Total Time: 11 hrs 15 mins Preparation Time: 15 mins Cook Time: 11 hrs

Ingredients

  • Servings: 6
  • 1 1/2 lbs lamb roast, boneless
  • 3 garlic cloves, minced
  • 1 tablespoon olive oil
  • 5 medium carrots, cut 1/2 inch pieces
  • 3 medium potatoes, peeled and cubed
  • 1 1/2 cups water
  • 1/4 cup tapioca (quick cooking)
  • 1 tablespoon sugar
  • 1 tablespoon worcestershire sauce
  • 2 bay leaves
  • 1 teaspoon thyme, dried and crushed
  • 1 teaspoon salt
  • 1/4 teaspoon ground nutmeg
  • 1/4 teaspoon pepper
  • 1 (28 ounce) can tomatoes, cut up
  • 1/2 cup flour
  • 1/2 cup cheddar cheese
  • 1/3 cup cornmeal, yellow
  • 1 teaspoon baking powder
  • 1 dash pepper
  • 1 egg, beaten
  • 2 tablespoons milk
  • 2 tablespoons oil
  • 2 tablespoons cheddar cheese, shredded (to sprinkle)

Recipe

  • 1 cut the lamb into 1 inch cubes.
  • 2 in a skillet, brown the lamb and the garlic in hot oil; drain well.
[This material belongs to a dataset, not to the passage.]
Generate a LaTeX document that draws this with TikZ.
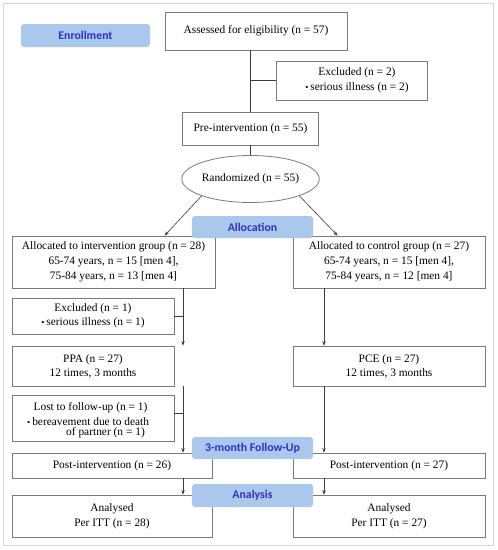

  • 3 meanwhile, in a crock pot combine carrots, potatoes, water, tapioca, sugar, worcestershire sauce, bay leaves, thyme, salt, nutmeg, and pepper.
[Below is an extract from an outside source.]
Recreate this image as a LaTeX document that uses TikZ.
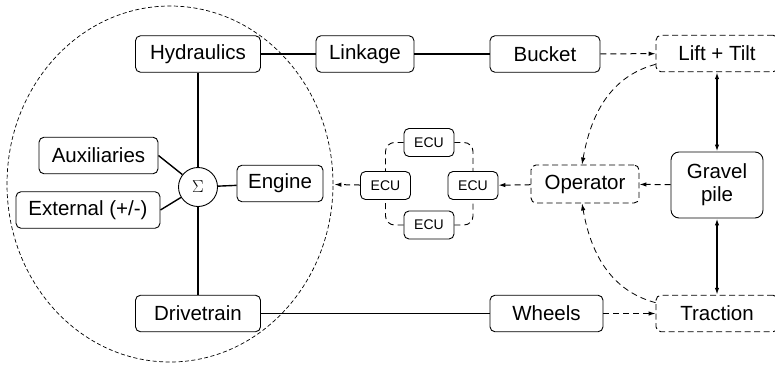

  • 4 stir in the browned meat and undrained tomatoes; cover and cook on low for 9-11 hours or on high for 4 to 5 hours.
  • 5 if the stew was cooked on low turn to high.
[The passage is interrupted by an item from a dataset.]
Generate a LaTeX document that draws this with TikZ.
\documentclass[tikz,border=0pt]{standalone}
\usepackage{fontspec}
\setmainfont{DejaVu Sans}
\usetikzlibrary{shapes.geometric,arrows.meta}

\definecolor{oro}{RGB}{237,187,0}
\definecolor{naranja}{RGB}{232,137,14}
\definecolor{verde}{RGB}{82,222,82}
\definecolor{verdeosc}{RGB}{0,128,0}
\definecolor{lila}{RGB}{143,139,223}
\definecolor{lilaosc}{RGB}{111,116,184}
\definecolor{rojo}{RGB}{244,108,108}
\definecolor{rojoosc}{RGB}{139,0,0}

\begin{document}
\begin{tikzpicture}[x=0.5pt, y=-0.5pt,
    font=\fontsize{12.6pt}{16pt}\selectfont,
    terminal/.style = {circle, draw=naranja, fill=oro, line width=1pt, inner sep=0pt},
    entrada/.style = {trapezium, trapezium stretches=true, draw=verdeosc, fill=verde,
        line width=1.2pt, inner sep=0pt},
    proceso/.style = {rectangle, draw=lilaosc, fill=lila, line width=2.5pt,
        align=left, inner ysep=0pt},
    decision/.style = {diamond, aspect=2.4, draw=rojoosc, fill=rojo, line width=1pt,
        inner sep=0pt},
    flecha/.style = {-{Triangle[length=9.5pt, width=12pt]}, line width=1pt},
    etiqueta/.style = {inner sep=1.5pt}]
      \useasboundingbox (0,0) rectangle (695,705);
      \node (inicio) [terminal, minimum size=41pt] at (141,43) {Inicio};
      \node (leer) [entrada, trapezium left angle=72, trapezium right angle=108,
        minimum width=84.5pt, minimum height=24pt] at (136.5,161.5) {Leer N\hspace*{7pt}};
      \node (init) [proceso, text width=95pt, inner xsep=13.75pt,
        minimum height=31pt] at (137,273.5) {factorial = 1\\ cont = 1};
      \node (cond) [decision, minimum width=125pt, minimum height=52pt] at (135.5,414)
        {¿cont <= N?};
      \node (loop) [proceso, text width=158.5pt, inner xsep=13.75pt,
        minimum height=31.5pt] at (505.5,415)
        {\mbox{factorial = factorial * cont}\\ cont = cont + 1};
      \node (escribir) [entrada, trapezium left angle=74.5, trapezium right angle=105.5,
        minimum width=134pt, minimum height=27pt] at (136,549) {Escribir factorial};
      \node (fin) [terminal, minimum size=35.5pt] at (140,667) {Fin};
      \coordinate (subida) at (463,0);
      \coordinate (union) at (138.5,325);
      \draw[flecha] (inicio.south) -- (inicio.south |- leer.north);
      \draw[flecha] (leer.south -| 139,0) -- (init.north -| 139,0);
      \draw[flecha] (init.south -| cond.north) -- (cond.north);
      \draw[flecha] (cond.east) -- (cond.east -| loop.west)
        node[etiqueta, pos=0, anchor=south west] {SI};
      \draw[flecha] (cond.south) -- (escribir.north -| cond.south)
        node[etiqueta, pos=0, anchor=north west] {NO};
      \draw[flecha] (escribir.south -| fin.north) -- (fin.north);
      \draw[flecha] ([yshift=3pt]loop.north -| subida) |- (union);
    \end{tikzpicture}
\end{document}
  • 6 prepare the cornmeal dumplings.
  • 7 remove the bay leaves and stir the stew.
  • 8 drop the dumplings by the tablespoon onto the stew.
  • 9 cover and cook for 50 minutes more (do not lift the cover until time is up).
  • 10 sprinkle the dumpling with cheese.
  • 11 for dumplings: in a medium mixing bowl, stir together flour, 1/2 cup cheese, cornmeal, baking powder, and pepper.
  • 12 combine beaten egg, milk, and oil; add to the flour mixture; stir with a fork just until combined.
  • 13 use in the lamb stew for the dumplings.